PROVIDED DATA:
────────────────

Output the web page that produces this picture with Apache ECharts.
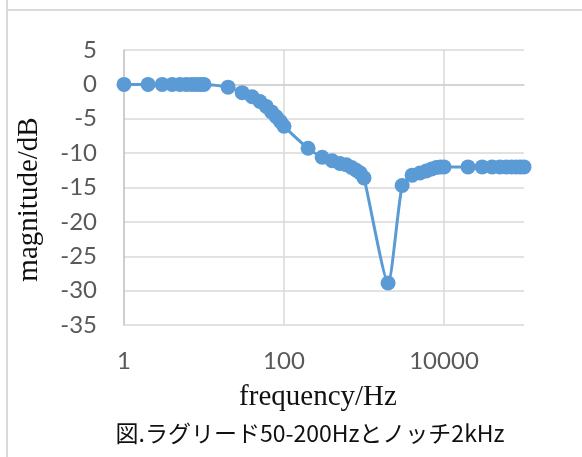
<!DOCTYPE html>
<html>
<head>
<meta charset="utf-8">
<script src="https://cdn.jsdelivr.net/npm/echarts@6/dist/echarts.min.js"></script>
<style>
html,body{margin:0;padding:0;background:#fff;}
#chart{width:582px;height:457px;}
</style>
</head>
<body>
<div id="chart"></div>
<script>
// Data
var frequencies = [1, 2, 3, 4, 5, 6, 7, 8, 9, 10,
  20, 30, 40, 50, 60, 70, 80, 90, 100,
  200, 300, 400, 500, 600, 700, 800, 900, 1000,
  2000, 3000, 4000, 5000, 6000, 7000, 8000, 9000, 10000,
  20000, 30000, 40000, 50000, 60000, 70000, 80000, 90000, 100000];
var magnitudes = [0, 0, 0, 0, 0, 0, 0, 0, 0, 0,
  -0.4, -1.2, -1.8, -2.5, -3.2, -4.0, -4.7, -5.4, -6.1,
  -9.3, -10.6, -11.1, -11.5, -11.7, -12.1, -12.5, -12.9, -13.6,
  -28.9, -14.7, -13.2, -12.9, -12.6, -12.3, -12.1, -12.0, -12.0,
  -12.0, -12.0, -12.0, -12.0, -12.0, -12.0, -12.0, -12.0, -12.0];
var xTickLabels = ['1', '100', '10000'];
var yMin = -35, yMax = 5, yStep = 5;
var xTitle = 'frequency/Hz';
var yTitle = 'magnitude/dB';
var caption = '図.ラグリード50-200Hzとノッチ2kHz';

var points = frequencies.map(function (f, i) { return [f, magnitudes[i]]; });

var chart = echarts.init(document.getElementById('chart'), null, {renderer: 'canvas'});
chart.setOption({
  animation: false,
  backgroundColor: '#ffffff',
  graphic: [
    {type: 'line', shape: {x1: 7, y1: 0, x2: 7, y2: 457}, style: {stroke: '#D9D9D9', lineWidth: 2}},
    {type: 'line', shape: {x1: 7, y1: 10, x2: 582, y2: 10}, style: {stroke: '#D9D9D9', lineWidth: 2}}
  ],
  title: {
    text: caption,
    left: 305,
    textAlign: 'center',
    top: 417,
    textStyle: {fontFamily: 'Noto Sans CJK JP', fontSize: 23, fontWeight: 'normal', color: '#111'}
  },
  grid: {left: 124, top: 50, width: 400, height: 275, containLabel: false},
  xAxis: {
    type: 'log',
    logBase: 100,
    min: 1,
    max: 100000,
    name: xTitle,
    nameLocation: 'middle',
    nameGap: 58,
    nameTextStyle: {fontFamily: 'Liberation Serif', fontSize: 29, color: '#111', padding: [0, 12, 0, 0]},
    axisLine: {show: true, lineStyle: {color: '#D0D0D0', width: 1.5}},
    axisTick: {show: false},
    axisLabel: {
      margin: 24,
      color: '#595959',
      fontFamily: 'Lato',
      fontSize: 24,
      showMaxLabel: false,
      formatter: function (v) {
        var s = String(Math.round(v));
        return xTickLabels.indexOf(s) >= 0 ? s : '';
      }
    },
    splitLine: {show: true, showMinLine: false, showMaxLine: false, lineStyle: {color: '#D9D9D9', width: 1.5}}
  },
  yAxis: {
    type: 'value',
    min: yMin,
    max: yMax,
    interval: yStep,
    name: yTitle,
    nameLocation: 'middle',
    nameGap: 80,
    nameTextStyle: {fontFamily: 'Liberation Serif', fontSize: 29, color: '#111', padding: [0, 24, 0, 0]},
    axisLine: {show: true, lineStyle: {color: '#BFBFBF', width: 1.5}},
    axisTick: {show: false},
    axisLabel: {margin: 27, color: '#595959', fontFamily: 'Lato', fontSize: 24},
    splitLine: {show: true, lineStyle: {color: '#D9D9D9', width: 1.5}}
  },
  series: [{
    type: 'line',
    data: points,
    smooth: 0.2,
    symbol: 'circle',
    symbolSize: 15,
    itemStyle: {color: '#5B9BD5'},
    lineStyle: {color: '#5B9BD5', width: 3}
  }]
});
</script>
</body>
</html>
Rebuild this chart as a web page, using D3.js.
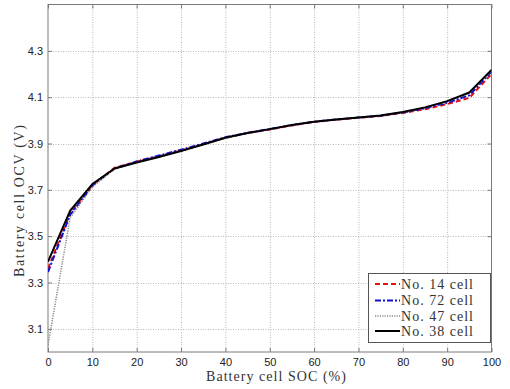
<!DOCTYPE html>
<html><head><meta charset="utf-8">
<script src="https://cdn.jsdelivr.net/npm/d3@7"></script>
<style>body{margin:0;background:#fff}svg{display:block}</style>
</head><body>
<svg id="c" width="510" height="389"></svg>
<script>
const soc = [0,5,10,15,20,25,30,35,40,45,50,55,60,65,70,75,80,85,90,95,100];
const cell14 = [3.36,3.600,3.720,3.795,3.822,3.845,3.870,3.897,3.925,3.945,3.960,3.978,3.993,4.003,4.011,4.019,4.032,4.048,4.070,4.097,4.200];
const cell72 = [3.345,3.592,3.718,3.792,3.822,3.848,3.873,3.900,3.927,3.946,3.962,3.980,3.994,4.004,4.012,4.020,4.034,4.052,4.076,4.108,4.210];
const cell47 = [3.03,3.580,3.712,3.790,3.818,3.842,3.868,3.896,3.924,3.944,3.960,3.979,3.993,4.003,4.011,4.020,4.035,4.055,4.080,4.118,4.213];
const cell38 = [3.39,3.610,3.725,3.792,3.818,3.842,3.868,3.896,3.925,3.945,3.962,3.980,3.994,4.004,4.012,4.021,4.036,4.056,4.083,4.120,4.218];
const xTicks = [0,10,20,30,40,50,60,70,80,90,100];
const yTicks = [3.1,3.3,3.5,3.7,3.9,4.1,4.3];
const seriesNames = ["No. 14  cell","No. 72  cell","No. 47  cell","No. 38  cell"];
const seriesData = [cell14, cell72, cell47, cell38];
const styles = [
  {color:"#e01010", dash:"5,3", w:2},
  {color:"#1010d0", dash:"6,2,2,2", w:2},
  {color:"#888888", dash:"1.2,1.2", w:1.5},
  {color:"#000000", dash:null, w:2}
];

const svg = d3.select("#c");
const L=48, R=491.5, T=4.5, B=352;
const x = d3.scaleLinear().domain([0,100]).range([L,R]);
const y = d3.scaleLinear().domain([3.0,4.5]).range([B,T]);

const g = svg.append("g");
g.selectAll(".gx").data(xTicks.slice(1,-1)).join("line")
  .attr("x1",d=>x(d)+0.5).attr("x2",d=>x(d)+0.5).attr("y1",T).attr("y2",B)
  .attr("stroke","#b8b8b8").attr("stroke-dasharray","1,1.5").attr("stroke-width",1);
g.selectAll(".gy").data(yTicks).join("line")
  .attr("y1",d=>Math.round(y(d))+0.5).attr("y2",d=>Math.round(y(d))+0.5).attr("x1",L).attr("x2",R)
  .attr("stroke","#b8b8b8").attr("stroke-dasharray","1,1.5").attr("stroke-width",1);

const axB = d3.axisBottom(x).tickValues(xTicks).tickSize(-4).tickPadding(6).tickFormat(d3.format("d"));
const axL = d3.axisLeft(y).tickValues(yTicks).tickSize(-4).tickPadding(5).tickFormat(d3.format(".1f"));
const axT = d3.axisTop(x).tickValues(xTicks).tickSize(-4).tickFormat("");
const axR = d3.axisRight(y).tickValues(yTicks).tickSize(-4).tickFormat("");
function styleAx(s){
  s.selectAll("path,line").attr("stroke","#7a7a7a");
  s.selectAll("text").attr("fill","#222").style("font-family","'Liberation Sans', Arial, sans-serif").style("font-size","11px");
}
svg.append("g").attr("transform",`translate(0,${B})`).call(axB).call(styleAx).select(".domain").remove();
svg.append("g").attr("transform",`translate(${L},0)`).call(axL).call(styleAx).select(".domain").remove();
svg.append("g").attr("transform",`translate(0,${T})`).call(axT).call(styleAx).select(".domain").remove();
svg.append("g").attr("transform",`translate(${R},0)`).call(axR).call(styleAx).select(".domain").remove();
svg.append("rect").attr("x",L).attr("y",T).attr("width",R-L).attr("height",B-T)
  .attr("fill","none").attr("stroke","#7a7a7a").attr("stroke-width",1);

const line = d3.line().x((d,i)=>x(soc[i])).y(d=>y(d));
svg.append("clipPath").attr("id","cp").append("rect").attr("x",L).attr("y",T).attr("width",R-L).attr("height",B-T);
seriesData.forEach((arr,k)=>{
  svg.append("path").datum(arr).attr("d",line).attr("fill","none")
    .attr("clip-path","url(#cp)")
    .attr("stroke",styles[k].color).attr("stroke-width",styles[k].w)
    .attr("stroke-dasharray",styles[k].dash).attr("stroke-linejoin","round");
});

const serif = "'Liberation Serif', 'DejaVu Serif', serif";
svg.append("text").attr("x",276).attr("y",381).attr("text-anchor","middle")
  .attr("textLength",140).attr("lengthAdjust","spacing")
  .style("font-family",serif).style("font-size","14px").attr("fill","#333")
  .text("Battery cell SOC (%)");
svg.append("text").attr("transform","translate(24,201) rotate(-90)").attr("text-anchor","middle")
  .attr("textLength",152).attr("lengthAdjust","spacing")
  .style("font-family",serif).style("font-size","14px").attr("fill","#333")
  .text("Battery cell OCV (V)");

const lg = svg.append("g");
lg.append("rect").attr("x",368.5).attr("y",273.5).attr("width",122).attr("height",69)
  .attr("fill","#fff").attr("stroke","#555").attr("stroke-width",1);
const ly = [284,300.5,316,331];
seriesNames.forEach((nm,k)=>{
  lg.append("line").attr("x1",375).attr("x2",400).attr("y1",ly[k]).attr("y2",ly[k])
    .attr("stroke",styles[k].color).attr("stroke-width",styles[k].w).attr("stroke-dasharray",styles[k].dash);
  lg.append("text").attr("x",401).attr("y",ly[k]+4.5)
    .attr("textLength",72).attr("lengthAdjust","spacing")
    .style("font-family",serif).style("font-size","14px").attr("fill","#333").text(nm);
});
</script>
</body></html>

────────────────

Return a copy of every line that includes the word "this".

Output the web page that produces this picture with Apache ECharts.
Rebuild this chart as a web page, using D3.js.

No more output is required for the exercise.